А ведь не дрогнул Вьетнам. Воинственные носители демократических ценностей убрались восвояси под улюлюканье земного шара. Но десять лет ежедневных бомбёжек! У меня такое ощущение, что не все бомбы упали, многие до сих пор еще блуждают в облаках, высматривая на земле добычу.
Приземлились ночью. Встречали с цветами. А вьетнамские розы, кстати, пахнут хоть и розами, но не нашими. Что-то в них есть тропическое, незнакомое, но всё равно приятное – голландские розы, несмотря на всю их величественность, вообще без запаха.
По ночной, пустынной дороге мчимся в Ханой. Впервые увидел странную вьетнамскую архитектуру – стоит дом, к примеру, пятиэтажный, но весь этаж состоит из одной-двух комнат. Кто-то из нас удивился – все дома тёмные, ни одного светлого окна.
– Ребята, три часа ночи! – рассмеялся наш провожатый Хоанг Тхюй Тоан, прекрасный прозаик, поэт, переводчик. Кстати, во Вьетнаме многие писатели по совместительству и переводчики. Раньше переводили с русского, сейчас – с английского.
Да, как это ни горько...
Поселили нас в старом городе, в маленькой гостинице "Спирит-Ханой" – переводите, как хотите, название позволяет проявить фантазию. Потом уже, утром, опять же на рассвете, мы осознали щедрость этого подарка. Старый Ханой – особая страна, которая, похоже, живёт по тем же законам, по тем же обычаям, что и сотни лет назад. Маленькие кафешки, ресторанчики, на тротуаре низенькие столики, у которых можно расположиться, сев прямо на асфальт, тут же кипит котёл с каким-то варевом, стелется дымок от жареных каштанов. А мелкие лавочки, заваленные сокровищами! Бронзовые подсвечники с черепахами и аистами, статуэтки Будды из металла, нефрита, самшита, шкатулки, инкрустированные перламутровыми раковинами… Перечислять бесполезно. Часто всё свалено в одну кучу и нужно время, усердие и тревожный трепет в душе, чтобы в этом ворохе высмотреть вещицу, которая будет украшать твой дом и после тебя.

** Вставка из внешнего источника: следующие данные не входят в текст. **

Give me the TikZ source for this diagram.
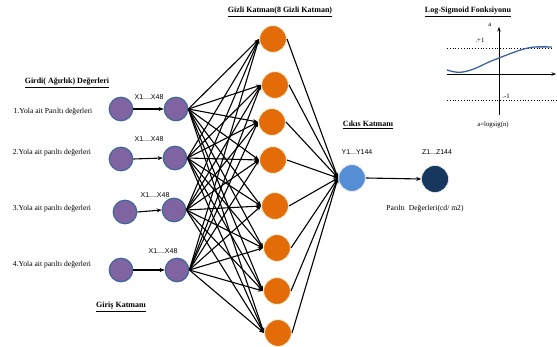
\documentclass[tikz,border=0pt]{standalone}
\usepackage{fontspec}
\setmainfont{Liberation Serif}
\setsansfont{Liberation Sans}
\usetikzlibrary{arrows.meta}
\definecolor{inpfill}{HTML}{8064A2}
\definecolor{inpdraw}{HTML}{41689A}
\definecolor{hidfill}{HTML}{E36C09}
\definecolor{hiddraw}{HTML}{F2F0D8}
\definecolor{yfill}{HTML}{558ED5}
\definecolor{ydraw}{HTML}{E8EEF8}
\definecolor{zfill}{HTML}{17375E}
\definecolor{curveblue}{HTML}{3A64A0}
\begin{document}
\begin{tikzpicture}[x=1pt,y=-1pt,
  inp/.style={circle, fill=inpfill, draw=inpdraw, line width=1.2pt, minimum size=23.5pt, inner sep=0pt},
  hid/.style={circle, fill=hidfill, draw=hiddraw, line width=1pt, minimum size=27pt, inner sep=0pt},
  outn/.style={circle, fill=yfill, draw=ydraw, line width=1pt, minimum size=27pt, inner sep=0pt},
  fin/.style={circle, fill=zfill, draw=ydraw, line width=0.6pt, minimum size=27pt, inner sep=0pt},
  conn/.style={-{Stealth[length=5pt,width=4pt]}, line width=1.1pt},
  ttl/.style={font=\fontsize{8}{9}\selectfont\bfseries, inner sep=0pt},
  lbl/.style={font=\fontsize{7.6}{9}\selectfont, inner sep=0pt},
  sl/.style={font=\sffamily\fontsize{7}{8}\selectfont, inner sep=0pt},
  sm/.style={font=\fontsize{6.8}{8}\selectfont, inner sep=0pt}]
\useasboundingbox (0,0) rectangle (557,347);
% input nodes
\node[inp] (L1) at (121,109) {};
\node[inp] (R1) at (176,109) {};
\node[inp] (L2) at (121,159) {};
\node[inp] (R2) at (175,158) {};
\node[inp] (L3) at (125,212) {};
\node[inp] (R3) at (174,210) {};
\node[inp] (L4) at (121,270) {};
\node[inp] (R4) at (177,270) {};
% hidden nodes
\node[hid] (H1) at (273,39) {};
\node[hid] (H2) at (275,85) {};
\node[hid] (H3) at (272,122) {};
\node[hid] (H4) at (273,160) {};
\node[hid] (H5) at (275,206) {};
\node[hid] (H6) at (277,248) {};
\node[hid] (H7) at (277,291) {};
\node[hid] (H8) at (278,333) {};
% output nodes
\node[outn] (Y) at (352,178) {};
\node[fin] (Z) at (435,179) {};
% connectors
\foreach \i in {1,...,4} {
  \draw[conn] (L\i.east) -- (R\i.west);
  \foreach \j in {1,...,8} {
    \draw[conn] (R\i.east) -- (H\j.west);
  }
}
\foreach \j in {1,...,8} {
  \draw[conn] (H\j.east) -- (Y.west);
}
\draw[conn] (Y.east) -- (Z.west);
% texts
\node[ttl] (t1) at (67,83) {\underline{Girdi( Ağırlık) Değerleri}};
\node[lbl] (a1) at (53,112) {1.Yola ait Parıltı değerleri};
\node[lbl] (a2) at (52,153) {2.Yola ait parıltı değerleri};
\node[lbl] (a3) at (52,209) {3.Yola ait parıltı değerleri};
\node[lbl] (a4) at (52,265) {4.Yola ait parıltı değerleri};
\node[sl] (x1) at (149,97) {X1....X48};
\node[sl] (x2) at (149,139) {X1....X48};
\node[sl] (x3) at (155,195) {X1....X48};
\node[sl] (x4) at (163,251) {X1....X48};
\node[ttl] (t2) at (121,307) {\underline{Giriş Katmanı}};
\node[ttl] (t3) at (280,12) {\underline{Gizli Katman(8 Gizli Katman)}};
\node[ttl] (t4) at (368,125) {\underline{Cıkıs Katmanı}};
\node[sl] (y1) at (357,152) {Y1...Y144};
\node[sl] (z1) at (437,152) {Z1...Z144};
\node[lbl] (pv) at (425,209) {Parıltı\ \ Değerleri(cd/ m2)};
% sigmoid plot
\node[ttl] (t5) at (468,12) {\underline{Log-Sigmoid Fonksiyonu}};
\draw[-{Stealth[length=4.5pt,width=3.5pt]}, line width=0.7pt] (499,115) -- (499,27);
\draw[-{Stealth[length=4.5pt,width=3.5pt]}, line width=0.7pt] (447,74) -- (556,74);
\draw[dotted, line width=0.8pt] (447,48) -- (552,48);
\draw[dotted, line width=0.8pt] (447,100) -- (557,100);
\draw[curveblue, line width=1.3pt] plot[smooth, tension=0.6] coordinates {(447,70) (455,72) (463,72) (475,68.5) (490,61.5) (499,58) (512,53) (524,49) (535,47) (552,47)};
\node[sm] (la) at (490,25) {a};
\node[sm] (lp) at (480,40) {.+1};
\node[sm] (lm) at (506,96) {.-1};
\node[sm] (lf) at (493,125) {a=logsig(n)};
\end{tikzpicture}
\end{document}
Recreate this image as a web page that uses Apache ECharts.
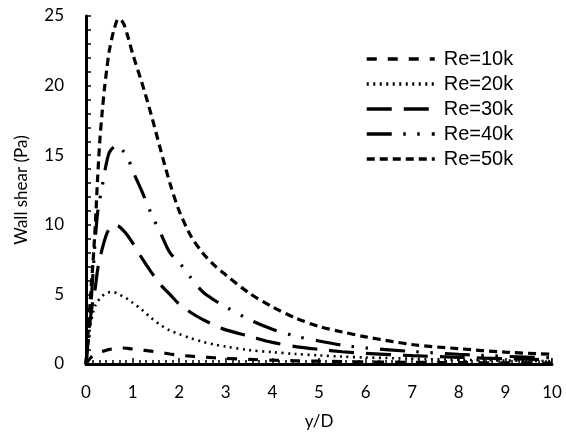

Я высмотрел такую вещицу. Нужен был нюх старого любителя свалок и барахолок, чтобы увидеть в пыли чёрную от времени бронзовую фигурку буйвола. Когда я сдул с неё пыль веков, глазам моим предстало нечто потрясающее. На спине буйвола сидел мальчик и держал в руке перед глазами книгу. Нет, я не буду утверждать, что это была моя книга, но что-то во мне дрогнуло. К тому же, к одному рогу буйвола была привязана целая стопка книг. Эти уже наверняка были моими, по обложкам узнал. И "Ворошиловский стрелок" там был, и "Гражданин начальник"… Колебаний, брать или не брать, не возникло ни на единую секунду.
В старом Ханое полно туристов со всего мира, но самые заметные – двухметровые старики с военной выправкой. Это американцы, солдаты, которые когда-то бомбили эту страну. Видимо, любопытно им стало – что же осталось после их усердия тридцать с лишним лет назад. А всё осталось. Как жила страна тысячи лет, так и живёт. Чингиз-хана громили в своё время, китайцев, французов, японцев… Так что американцы оказались в этой общей компании. Но что больше всего удивляет мужественных старцев – доброе, радушное, улыбчивое к ним отношение со стороны вьетнамцев. И не только молодых, пожилые люди, от которых им же и досталось в своё время, добры и великодушны.
И подумалось: а ведь великодушные, доверчивые и улыбчивые – самые мужественные и несгибаемые воины. Потому что великодушие – это душевная щедрость, которая идёт от силы характера и цельности личности. И доверчивость – это тоже сила. Вспомните наших отцов и дедов шестьдесят с лишним лет назад, посмотрите им в глаза на старых снимках – доверчивость и простодушие. Взгляните на портреты гитлеровских военачальников – спесь, высокомерие, превосходство. А портреты наших маршалов… Простоватыми выглядят, этакие деревенские мужички с орденами, не умещающимися на кителе. Всё-таки простодушие сильнее надменности, выше, талантливее. И природа простодушна по сути своей.
Как говаривал Акела, вождь волков, мы с вьетнамцами одной крови.
Но великодушие не исключает памяти. В музее под открытым небом – якобы, лучшие в мире сбитые самолеты, вернее то, что от них осталось. И танки. Тоже, вроде бы неплохие. Были. До того, как их сожгли в бою. Видел: два рыжих двухметровых старика, не заходя в музей, долго смотрели на эти останки сквозь решётку забора. Пожилой переводчик-вьетнамец, который их сопровождал, покуривая, сидел в сторонке. Ему нечего было добавить к тому, что видели американцы сквозь железные прутья ограды.